The public outcry that brought hundreds of thousands to the streets in the summer of 2011 did little to change reality. Some of the public discourse changed. More public awareness was created during that summer of discontent and hope, but with the exception of some small things on the margins (the price of cottage cheese has remained relatively low, for example), in general, our lot as citizens has worsened every year since then.
The summer of great hope is long gone and instead of bringing change, those days of marching are now days of hopelessness, especially for those under the poverty line. But that loss of hope has not turned into rage, which is the catalyst apparently absent and necessary to bring about real change.
The public is not apathetic; I believe it cares deeply but has absolutely no sense of efficacy. You don’t demonstrate for something you don’t believe is possible to change.
That is the bottom line. But the real problem of Israel’s economy is not mainly the distortions pointed to above.
Those must be repaired, but even if they were it would not make the really significant impact that is necessary and possible. The real problem lies elsewhere.
Israel’s lack of peace with its neighbors is where the real problem lies. Israel will always need to spend a disproportionate amount of its budget on defense. This is a given.
Israel must be strong and Israel’s military must maintain its qualitative advantage – which is very costly, but absolutely necessary, even during peacetime. I would even say that to make peace Israel must have that qualitative defensive edge. But peace would change Israel’s entire economic scope. Direct foreign investment is where the main push will come from peace. We saw that in the immediate aftermath of Oslo, and that wasn’t even peace. Israel is an attractive place to invest, but equity and debt is very cautious and when there are risks, especially war-related risks, capital flies away in search of safer shores.
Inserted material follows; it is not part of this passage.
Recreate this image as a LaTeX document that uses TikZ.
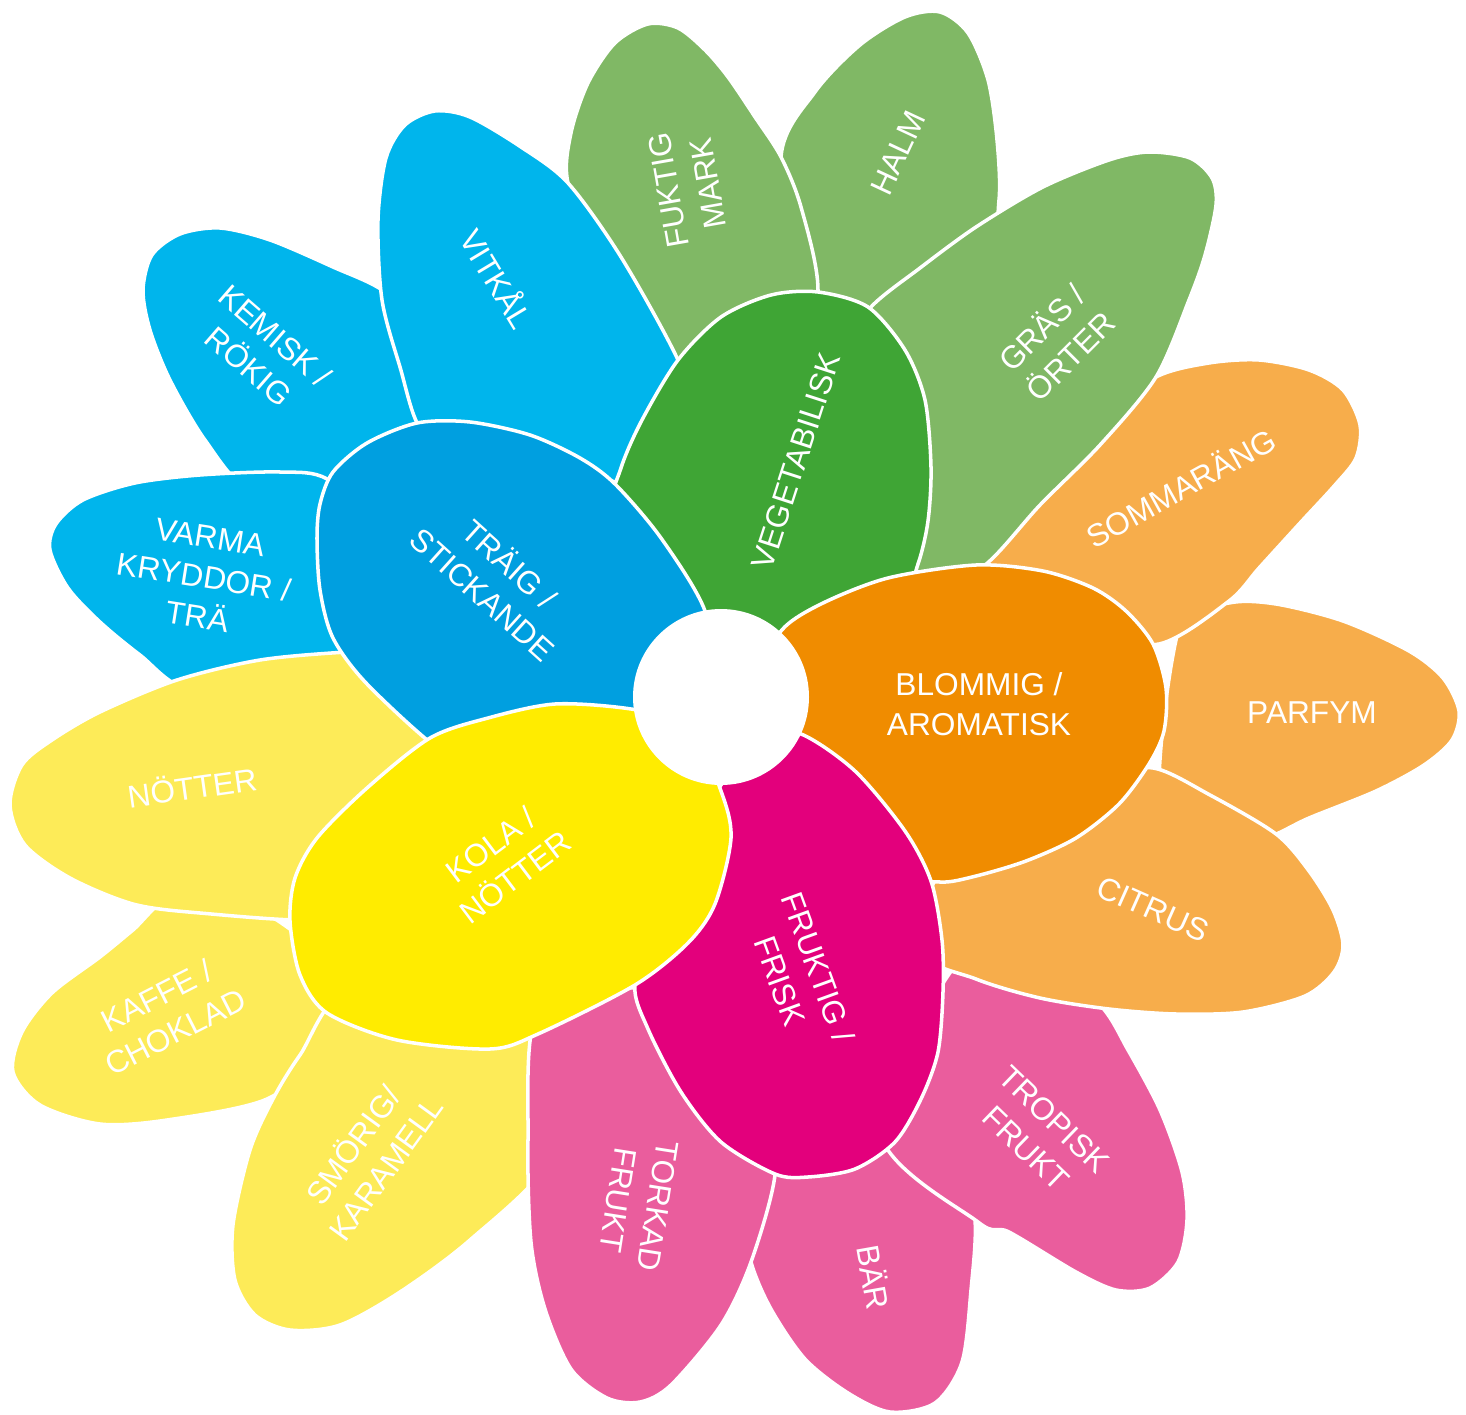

Direct foreign investment in Israel’s economy has seen the hi-tech sector boom, but over the past years that is reducing and investments are going elsewhere. Tourism has huge potential – Israel gets less than four million tourist a year. That is pitiful given the religious significance of this land alone. The potential tourism, not from the Jewish world (even though a majority of American Jews have never visited Israel) but from the Christian and Muslim worlds would change the scope of investment in infrastructure in Israel far beyond anything we have ever seen. That includes the obvious such as hotel and restaurants, but also include public transportation, energy investments, tourist sites and all of the spillover from money that would be spent here on culture, products and the creation of jobs.
This is the issue no one talks about. It is easier to talk about privatization and diminishing public services, tycoons, banks that make too much from all of us, the embezzlement of natural resources by private companies that belong to the public – all of these are real and need to be addressed. But the number one economic issue is the need to make peace with our neighbors. Except no one has any real intention of doing that, so why even talk about it? Right? Wrong! We must address this because if we don’t, we will continue to see more and more Israelis fall under the poverty line, and will continue to hear the empty words of prime ministers who promise to overcome poverty in three years.